Here is a thought. It is true that measurement was the bottleneck. However, I noticed that people were trying to optimize for the measurement not for the real thruput of value. One time, there was an excellent idea to improve the thruput significantly. However, they couldn’t do it because it wouldn’t let them measure effectively.

So I thought it was teaching a lesson that some times measurement becomes a burden and may be the team need to rethink the way we measure.

Manoj

Karl,

The way you compute the UCL and LCL in the exel is exactly how Don Wheeler says that you should not do it (if I understand it correctly). Maybe worth looking up in “Understanding Statistical Process Control” by Don Wheeler. I think we need to set the good example.

Patrick.

Thanks for the feedback Patrick. That’s a book I need to read!

Karl’s approach would be correct if he knows the

/population/ mean and standard deviation, which I think he does in

the given example above: Each ball is timed — it’s not a sample.

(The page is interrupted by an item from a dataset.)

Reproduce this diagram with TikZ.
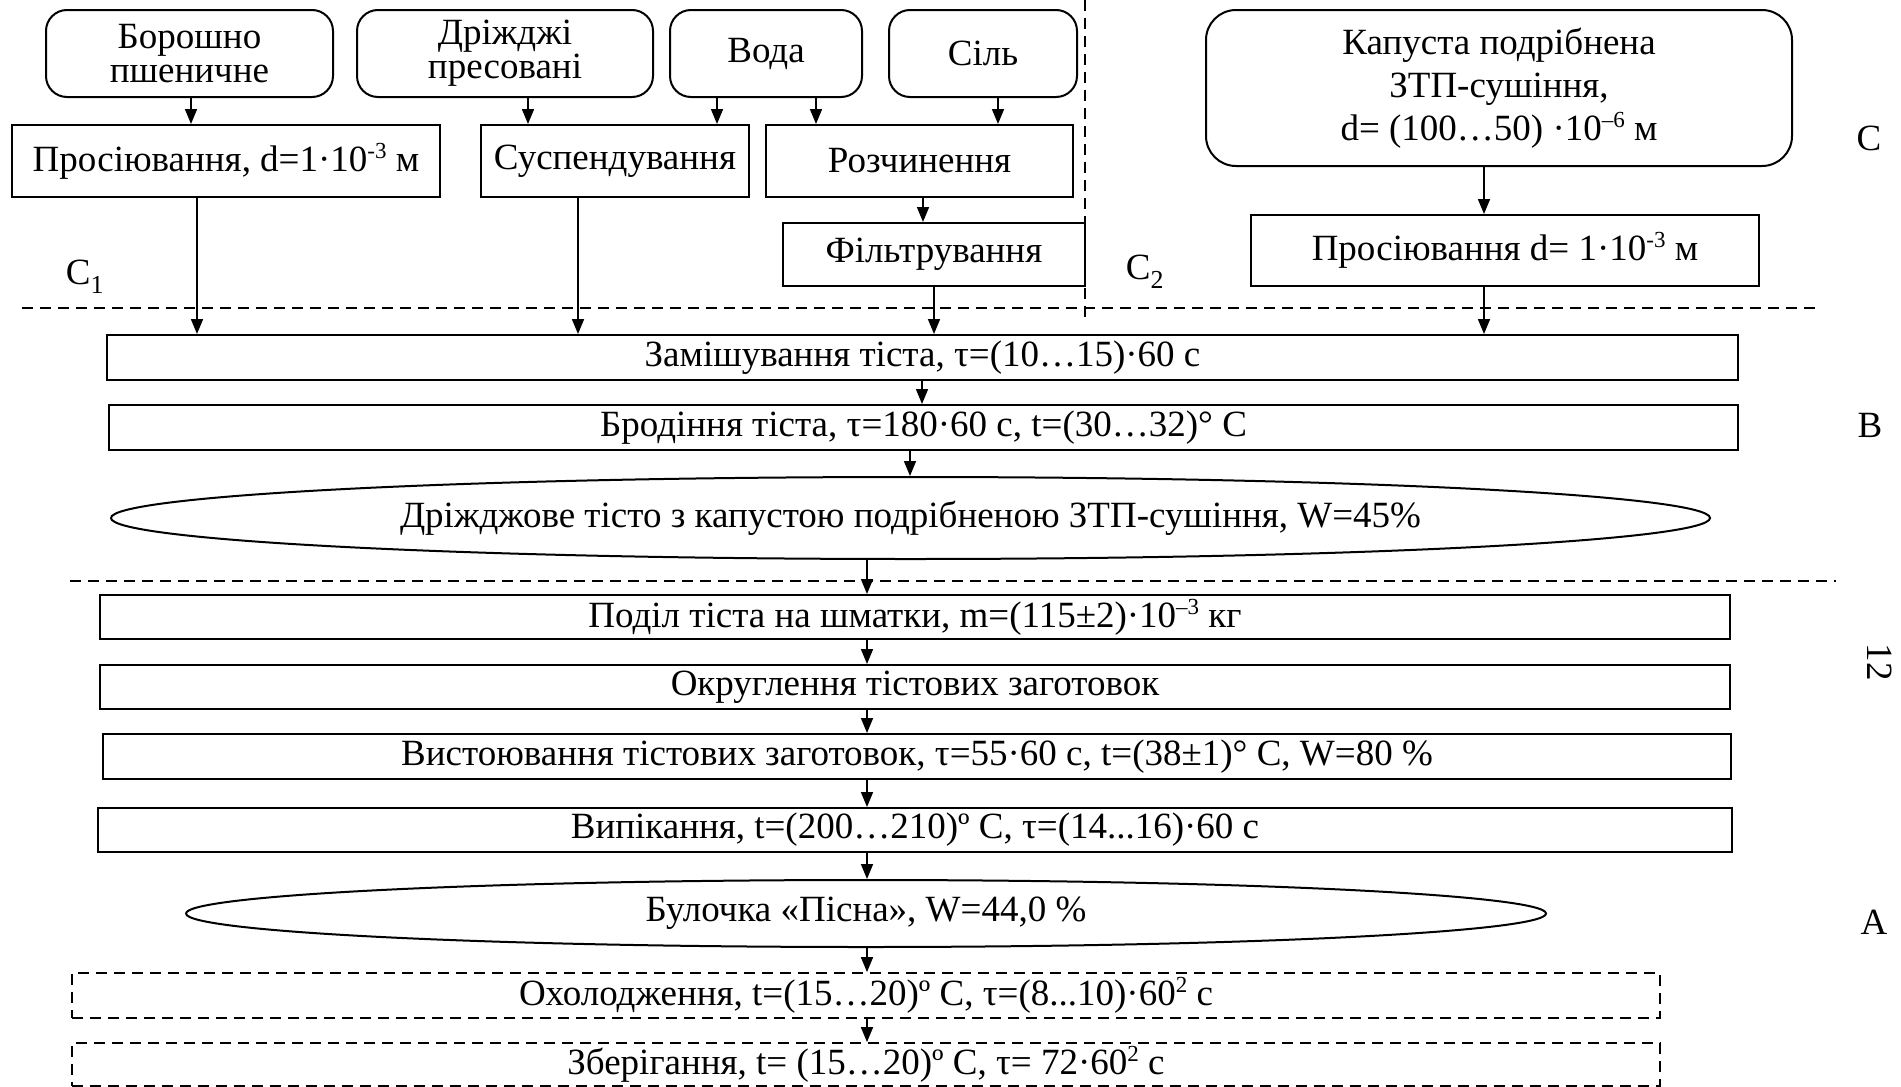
\documentclass[tikz,border=0pt]{standalone}
\usepackage{fontspec}
\setmainfont{Liberation Serif}
\usetikzlibrary{shapes.geometric}
\usetikzlibrary{arrows,arrows.meta}
\newcommand{\upidx}[1]{\raisebox{13pt}{\fontsize{23}{23}\selectfont #1}}

\begin{document}
\begin{tikzpicture}[x=1pt,y=1pt,font=\fontsize{37}{34}\selectfont,
	srcbox/.style={draw,line width=2pt,rounded corners=21pt,align=center,inner sep=0pt},
	procbox/.style={draw,line width=2pt,inner sep=0pt},
	prodbox/.style={draw,ellipse,line width=2pt,inner sep=0pt},
	optbox/.style={procbox,line width=1.8pt,dash pattern=on 11pt off 7pt},
	sepline/.style={line width=1.8pt,dash pattern=on 11pt off 7pt},
	flow/.style={line width=1.7pt,arrows={-Stealth[inset=0pt,length=15pt,width=12pt]}}]
		\useasboundingbox (0,0) rectangle (1901,-1087);
		%сировина
		\node (flour) [srcbox,minimum width=287pt,minimum height=87pt] at (189.5,-53.5) {Борошно\\пшеничне};
		\node (yeast) [srcbox,minimum width=296pt,minimum height=87pt] at (505,-53.5) {Дріжджі\\пресовані};
		\node (water) [srcbox,minimum width=192pt,minimum height=87pt] at (766,-53.5) {Вода};
		\node (salt) [srcbox,minimum width=188pt,minimum height=87pt] at (983,-53.5) {Сіль};
		\node (cab) [srcbox,rounded corners=30pt,minimum width=586pt,minimum height=156pt,font=\fontsize{37}{43}\selectfont] at (1499,-88) {Капуста подрібнена\\ЗТП-сушіння,\\d= (100…50) ·10\upidx{–6} м};
		
		%підготовка сировини
		\node (sift1) [procbox,minimum width=428pt,minimum height=72pt,below of=flour,node distance=107.5pt,xshift=36.5pt] {Просіювання, d=1·10\upidx{-3} м};
		\node (susp) [procbox,minimum width=268pt,minimum height=72pt,below of=yeast,node distance=107.5pt,xshift=110pt] {Суспендування};
		\node (dissolve) [procbox,minimum width=307pt,minimum height=72pt,below of=water,node distance=107.5pt,xshift=153.5pt] {Розчинення};
		\node (filter) [procbox,minimum width=302pt,minimum height=63pt,below of=dissolve,node distance=93.5pt,xshift=14.5pt] {Фільтрування};
		\node (sift2) [procbox,minimum width=508pt,minimum height=71pt,below of=cab,node distance=162.5pt,xshift=6pt] {Просіювання d= 1·10\upidx{-3} м};
		
		%основні стадії
		\node (mix) [procbox,minimum width=1631pt,minimum height=45pt] at (922.5,-357.5) {Замішування тіста, τ=(10…15)·60 с};
		\node (ferm) [procbox,minimum width=1629pt,minimum height=45pt,below of=mix,node distance=70pt,xshift=1pt] {Бродіння тіста, τ=180·60 с, t=(30…32)° C};
		\node (dough) [prodbox,minimum width=1599pt,minimum height=82pt,below of=ferm,node distance=90.5pt,xshift=-13pt] {Дріжджове тісто з капустою подрібненою ЗТП-сушіння, W=45\%};
		\node (divide) [procbox,minimum width=1630pt,minimum height=44pt,below of=dough,node distance=99pt,xshift=4.5pt] {Поділ тіста на шматки, m=(115±2)·10\upidx{–3} кг};
		\node (round) [procbox,minimum width=1630pt,minimum height=44pt,below of=divide,node distance=70pt] {Округлення тістових заготовок};
		\node (proof) [procbox,minimum width=1628pt,minimum height=45pt,below of=round,node distance=69.5pt,xshift=2pt] {Вистоювання тістових заготовок, τ=55·60 с, t=(38±1)° C, W=80 \%};
		\node (bake) [procbox,minimum width=1634pt,minimum height=44pt,below of=proof,node distance=73.5pt,xshift=-2pt] {Випікання, t=(200…210)º C, τ=(14...16)·60 с};
		\node (bun) [prodbox,minimum width=1360pt,minimum height=67pt,below of=bake,node distance=83.5pt,xshift=-49pt] {Булочка «Пісна», W=44,0 \%};
		\node (cool) [optbox,minimum width=1588pt,minimum height=45pt,below of=bun,node distance=82pt] {Охолодження, t=(15…20)º C, τ=(8...10)·60\upidx{2} с};
		\node (store) [optbox,minimum width=1588pt,minimum height=43pt,below of=cool,node distance=69pt] {Зберігання, t= (15…20)º C, τ= 72·60\upidx{2} с};
		
		%межі ділянок
		\draw[sepline] (22,-308) -- (1820,-308);
		\draw[sepline] (1085,0) -- (1085,-320);
		\draw[sepline] (70,-581) -- (1836,-581);
		\node (lblC) at (1869,-138) {C};
		\node (lblB) at (1870,-425) {B};
		\node (lbl12) [rotate=-90] at (1880,-662) {12};
		\node (lblA) at (1874,-922) {A};
		\node (lblC1) at (85,-277) {C\textsubscript{1}};
		\node (lblC2) at (1145,-272) {C\textsubscript{2}};
		
		%стрілки
		\draw[flow] ([xshift=1.5pt]flour.south) -- ([xshift=-35pt]sift1.north);
		\draw[flow] ([xshift=23pt]yeast.south) -- ([xshift=-87pt]susp.north);
		\draw[flow] ([xshift=-49pt]water.south) -- ([xshift=102pt]susp.north);
		\draw[flow] ([xshift=50pt]water.south) -- ([xshift=-103.5pt]dissolve.north);
		\draw[flow] ([xshift=15pt]salt.south) -- ([xshift=78.5pt]dissolve.north);
		\draw[flow] ([xshift=3.5pt]dissolve.south) -- ([xshift=-11pt]filter.north);
		\draw[flow] ([xshift=-15pt]cab.south) -- ([xshift=-21pt]sift2.north);
		\draw[flow] ([xshift=-29pt]sift1.south) -- ([xshift=-725.5pt]mix.north);
		\draw[flow] ([xshift=-37pt]susp.south) -- ([xshift=-344.5pt]mix.north);
		\draw[flow] (filter.south) -- ([xshift=11.5pt]mix.north);
		\draw[flow] ([xshift=-21pt]sift2.south) -- ([xshift=561.5pt]mix.north);
		\draw[flow] ([xshift=-0.5pt]mix.south) -- ([xshift=-1.5pt]ferm.north);
		\draw[flow] ([xshift=-13.5pt]ferm.south) -- ([xshift=-0.5pt]dough.north);
		\draw[flow] ([xshift=-43.5pt]dough.south) -- ([xshift=-48pt]divide.north);
		\draw[flow] ([xshift=-48pt]divide.south) -- ([xshift=-48pt]round.north);
		\draw[flow] ([xshift=-48pt]round.south) -- ([xshift=-50pt]proof.north);
		\draw[flow] ([xshift=-50pt]proof.south) -- ([xshift=-48pt]bake.north);
		\draw[flow] ([xshift=-48pt]bake.south) -- ([xshift=1pt]bun.north);
		\draw[flow] ([xshift=1pt]bun.south) -- ([xshift=1pt]cool.north);
		\draw[flow] ([xshift=1pt]cool.south) -- ([xshift=1pt]store.north);
	\end{tikzpicture}
\end{document}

The other formulas for UCL and LCL come into play when working with

samples rather than the full population. In most situations we

don’t know the full population and thus don’t know the population’s

mean or standard deviation. Let’s say that you take n=5 samples at

the top of each hour of a long running process. Compute a mean for

each set of samples (to get a set of xbars). Estimate the mean

using the mean of the xbars (which we’ll call xdoublebar — the

mean of the sample means). Estimate the standard deviation for the

population as the standard deviation of all the samples (and call

that s). Then, the UCL and LCL are 3s/squareroot(n) above and below

the center line. You should have at least k=25 xbars to use this

approach.

BTW, I started a collection of tips on Kanban-mechanics at http://t.co/tJevzfO

Andrew,

Thanks for pointing that out. What would be the advantage/disadvantage of working with moving averages rather than individual datapoints to your knowledge?

Patrick.

Hi Patrick. Not sure how to answer that. I don’t know how you’d come up with UCL/LCL if all you had were moving averages. If you have the full data, use it; the statistics will be more accurate using population data if you can get it rather than using samples. Perhaps I’m answering the wrong question?